Job ▸
Assemble all lines in which the string "that" appears.

Stored rows ▸
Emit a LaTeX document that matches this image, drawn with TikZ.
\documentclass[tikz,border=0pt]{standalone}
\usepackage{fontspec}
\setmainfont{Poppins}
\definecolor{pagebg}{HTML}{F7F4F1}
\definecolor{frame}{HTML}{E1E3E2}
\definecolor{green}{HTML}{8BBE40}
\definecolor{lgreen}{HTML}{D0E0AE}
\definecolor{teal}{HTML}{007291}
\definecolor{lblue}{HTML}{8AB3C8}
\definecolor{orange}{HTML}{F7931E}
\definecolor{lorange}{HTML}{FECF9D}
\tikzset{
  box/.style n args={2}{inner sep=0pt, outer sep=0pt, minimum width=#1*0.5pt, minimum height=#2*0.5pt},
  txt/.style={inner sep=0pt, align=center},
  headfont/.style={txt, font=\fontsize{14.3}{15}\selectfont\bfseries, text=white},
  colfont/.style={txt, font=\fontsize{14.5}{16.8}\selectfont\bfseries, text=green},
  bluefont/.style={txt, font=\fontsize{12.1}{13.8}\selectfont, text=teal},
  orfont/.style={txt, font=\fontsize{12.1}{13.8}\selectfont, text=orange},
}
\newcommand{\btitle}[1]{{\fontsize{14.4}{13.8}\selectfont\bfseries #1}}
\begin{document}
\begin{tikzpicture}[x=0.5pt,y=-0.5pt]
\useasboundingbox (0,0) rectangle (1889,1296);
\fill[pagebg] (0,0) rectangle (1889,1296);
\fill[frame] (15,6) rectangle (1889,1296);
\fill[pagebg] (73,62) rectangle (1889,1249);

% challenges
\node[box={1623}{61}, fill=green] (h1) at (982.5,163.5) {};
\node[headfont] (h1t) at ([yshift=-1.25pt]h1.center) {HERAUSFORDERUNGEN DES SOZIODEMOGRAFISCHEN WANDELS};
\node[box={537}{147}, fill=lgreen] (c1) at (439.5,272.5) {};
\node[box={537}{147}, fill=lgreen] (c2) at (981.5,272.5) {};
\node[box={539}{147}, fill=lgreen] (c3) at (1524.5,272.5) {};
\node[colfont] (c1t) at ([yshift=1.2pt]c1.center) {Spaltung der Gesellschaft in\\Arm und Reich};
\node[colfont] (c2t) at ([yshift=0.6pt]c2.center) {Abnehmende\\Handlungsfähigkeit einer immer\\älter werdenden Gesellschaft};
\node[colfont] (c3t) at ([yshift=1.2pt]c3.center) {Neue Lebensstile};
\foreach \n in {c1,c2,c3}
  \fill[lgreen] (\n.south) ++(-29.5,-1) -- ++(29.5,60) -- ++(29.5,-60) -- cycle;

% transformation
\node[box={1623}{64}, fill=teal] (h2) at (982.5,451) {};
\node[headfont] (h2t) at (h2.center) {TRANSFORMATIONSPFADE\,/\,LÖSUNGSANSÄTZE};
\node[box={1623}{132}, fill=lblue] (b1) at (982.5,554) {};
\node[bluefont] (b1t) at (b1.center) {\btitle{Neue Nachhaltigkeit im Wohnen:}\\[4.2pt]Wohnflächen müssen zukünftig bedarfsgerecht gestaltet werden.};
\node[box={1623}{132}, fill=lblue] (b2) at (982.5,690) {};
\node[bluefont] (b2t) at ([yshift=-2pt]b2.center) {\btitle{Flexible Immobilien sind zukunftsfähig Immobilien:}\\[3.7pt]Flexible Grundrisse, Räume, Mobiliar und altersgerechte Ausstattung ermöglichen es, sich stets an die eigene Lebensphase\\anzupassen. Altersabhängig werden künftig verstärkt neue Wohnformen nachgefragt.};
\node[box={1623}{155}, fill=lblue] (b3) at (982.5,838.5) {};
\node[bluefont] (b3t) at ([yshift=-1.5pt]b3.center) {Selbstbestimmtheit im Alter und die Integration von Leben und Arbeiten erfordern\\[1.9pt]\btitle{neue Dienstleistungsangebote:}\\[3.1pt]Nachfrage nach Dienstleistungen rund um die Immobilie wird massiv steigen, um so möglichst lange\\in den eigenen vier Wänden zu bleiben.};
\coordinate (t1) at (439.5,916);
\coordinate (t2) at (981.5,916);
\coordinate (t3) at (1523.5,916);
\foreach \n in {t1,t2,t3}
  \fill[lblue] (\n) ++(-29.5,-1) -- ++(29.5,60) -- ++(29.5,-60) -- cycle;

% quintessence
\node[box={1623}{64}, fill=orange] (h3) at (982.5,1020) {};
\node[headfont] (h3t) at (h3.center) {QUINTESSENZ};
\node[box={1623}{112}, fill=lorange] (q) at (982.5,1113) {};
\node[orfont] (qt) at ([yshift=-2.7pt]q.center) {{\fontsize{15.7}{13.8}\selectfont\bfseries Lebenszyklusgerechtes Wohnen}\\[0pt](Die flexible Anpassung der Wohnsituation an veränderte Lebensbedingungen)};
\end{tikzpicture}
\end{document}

* * *

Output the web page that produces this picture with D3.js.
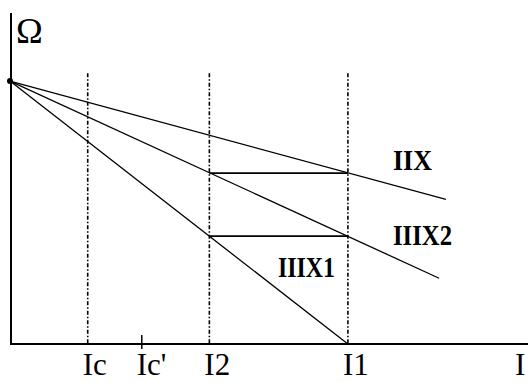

---

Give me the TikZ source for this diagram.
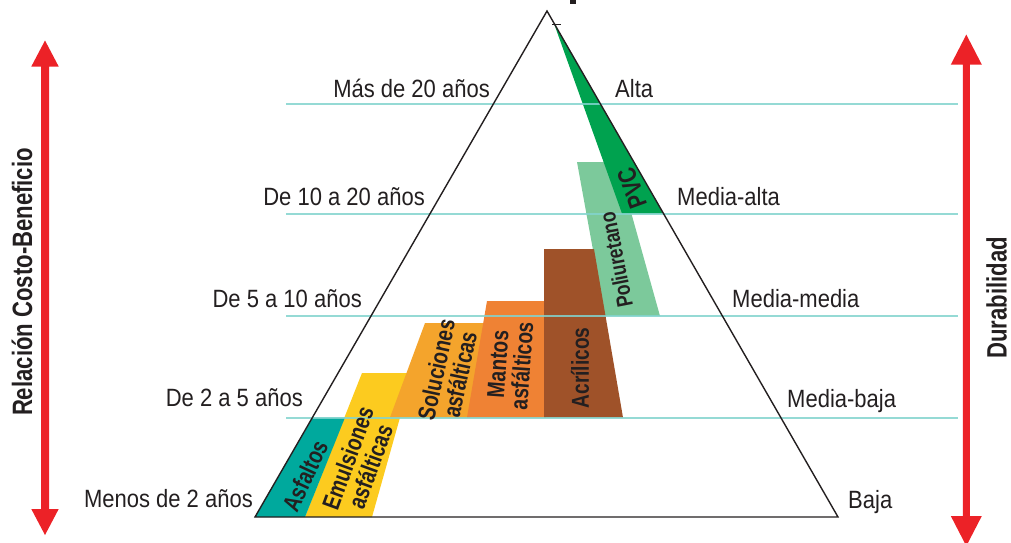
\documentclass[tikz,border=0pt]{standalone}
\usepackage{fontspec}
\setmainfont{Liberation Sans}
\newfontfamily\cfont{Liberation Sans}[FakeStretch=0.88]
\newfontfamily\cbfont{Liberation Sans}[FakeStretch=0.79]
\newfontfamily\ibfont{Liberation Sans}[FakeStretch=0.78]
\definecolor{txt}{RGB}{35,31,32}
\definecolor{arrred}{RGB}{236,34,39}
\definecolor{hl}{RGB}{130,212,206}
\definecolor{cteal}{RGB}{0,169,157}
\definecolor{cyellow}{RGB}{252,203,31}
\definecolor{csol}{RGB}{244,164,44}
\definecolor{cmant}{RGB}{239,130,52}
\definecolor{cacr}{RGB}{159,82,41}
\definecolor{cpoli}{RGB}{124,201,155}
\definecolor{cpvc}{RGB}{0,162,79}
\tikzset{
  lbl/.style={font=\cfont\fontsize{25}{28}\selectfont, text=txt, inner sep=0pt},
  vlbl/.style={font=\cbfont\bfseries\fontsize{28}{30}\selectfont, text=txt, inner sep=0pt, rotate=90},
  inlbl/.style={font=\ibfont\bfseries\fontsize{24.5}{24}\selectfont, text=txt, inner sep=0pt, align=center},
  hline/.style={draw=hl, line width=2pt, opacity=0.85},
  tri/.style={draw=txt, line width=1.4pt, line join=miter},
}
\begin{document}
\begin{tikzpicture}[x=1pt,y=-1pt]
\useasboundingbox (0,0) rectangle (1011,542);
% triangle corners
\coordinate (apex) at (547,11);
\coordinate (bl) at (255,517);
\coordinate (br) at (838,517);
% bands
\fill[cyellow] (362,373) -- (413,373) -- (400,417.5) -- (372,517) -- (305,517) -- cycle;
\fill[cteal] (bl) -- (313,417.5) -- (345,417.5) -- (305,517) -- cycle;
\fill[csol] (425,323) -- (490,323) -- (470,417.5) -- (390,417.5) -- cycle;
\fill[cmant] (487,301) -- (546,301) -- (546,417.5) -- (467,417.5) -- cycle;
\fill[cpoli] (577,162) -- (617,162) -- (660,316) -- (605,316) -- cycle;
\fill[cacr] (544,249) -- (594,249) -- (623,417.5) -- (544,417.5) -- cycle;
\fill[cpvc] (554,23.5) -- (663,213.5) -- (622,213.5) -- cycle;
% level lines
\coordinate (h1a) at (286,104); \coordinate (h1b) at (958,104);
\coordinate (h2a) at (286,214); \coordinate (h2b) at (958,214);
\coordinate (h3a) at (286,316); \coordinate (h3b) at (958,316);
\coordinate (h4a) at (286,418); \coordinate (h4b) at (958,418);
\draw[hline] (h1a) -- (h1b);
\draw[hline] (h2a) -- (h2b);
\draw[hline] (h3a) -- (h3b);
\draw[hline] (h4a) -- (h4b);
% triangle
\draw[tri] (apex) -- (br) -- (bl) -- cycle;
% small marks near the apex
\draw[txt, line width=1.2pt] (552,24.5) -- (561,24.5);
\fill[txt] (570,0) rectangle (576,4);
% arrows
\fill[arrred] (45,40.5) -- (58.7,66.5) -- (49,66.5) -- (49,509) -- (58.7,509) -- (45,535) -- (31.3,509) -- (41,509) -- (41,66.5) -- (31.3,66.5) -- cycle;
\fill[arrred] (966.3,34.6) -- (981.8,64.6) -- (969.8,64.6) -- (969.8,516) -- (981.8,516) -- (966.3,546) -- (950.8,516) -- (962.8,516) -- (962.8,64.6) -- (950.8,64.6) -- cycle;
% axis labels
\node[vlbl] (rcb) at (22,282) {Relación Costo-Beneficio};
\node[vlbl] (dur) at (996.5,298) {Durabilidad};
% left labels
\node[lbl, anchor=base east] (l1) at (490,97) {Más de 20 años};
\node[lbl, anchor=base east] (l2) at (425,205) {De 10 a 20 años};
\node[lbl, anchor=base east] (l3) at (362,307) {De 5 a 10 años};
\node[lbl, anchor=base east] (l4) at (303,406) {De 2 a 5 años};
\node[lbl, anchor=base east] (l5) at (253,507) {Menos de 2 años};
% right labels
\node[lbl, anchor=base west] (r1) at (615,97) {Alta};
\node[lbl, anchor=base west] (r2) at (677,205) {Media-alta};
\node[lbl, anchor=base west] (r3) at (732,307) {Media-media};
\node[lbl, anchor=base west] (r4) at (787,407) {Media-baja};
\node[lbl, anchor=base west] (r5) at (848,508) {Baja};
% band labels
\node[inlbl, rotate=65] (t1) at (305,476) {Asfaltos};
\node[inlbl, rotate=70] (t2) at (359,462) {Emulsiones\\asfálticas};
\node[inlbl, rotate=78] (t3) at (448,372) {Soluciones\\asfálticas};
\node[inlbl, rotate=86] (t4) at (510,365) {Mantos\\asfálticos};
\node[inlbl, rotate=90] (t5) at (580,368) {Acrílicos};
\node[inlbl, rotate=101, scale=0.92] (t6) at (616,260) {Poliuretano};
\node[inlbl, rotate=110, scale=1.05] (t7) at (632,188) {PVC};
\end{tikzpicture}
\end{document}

Solution to this exercise ▸
Emit a LaTeX document that matches this image, drawn with TikZ.
Output the web page that produces this picture with D3.js.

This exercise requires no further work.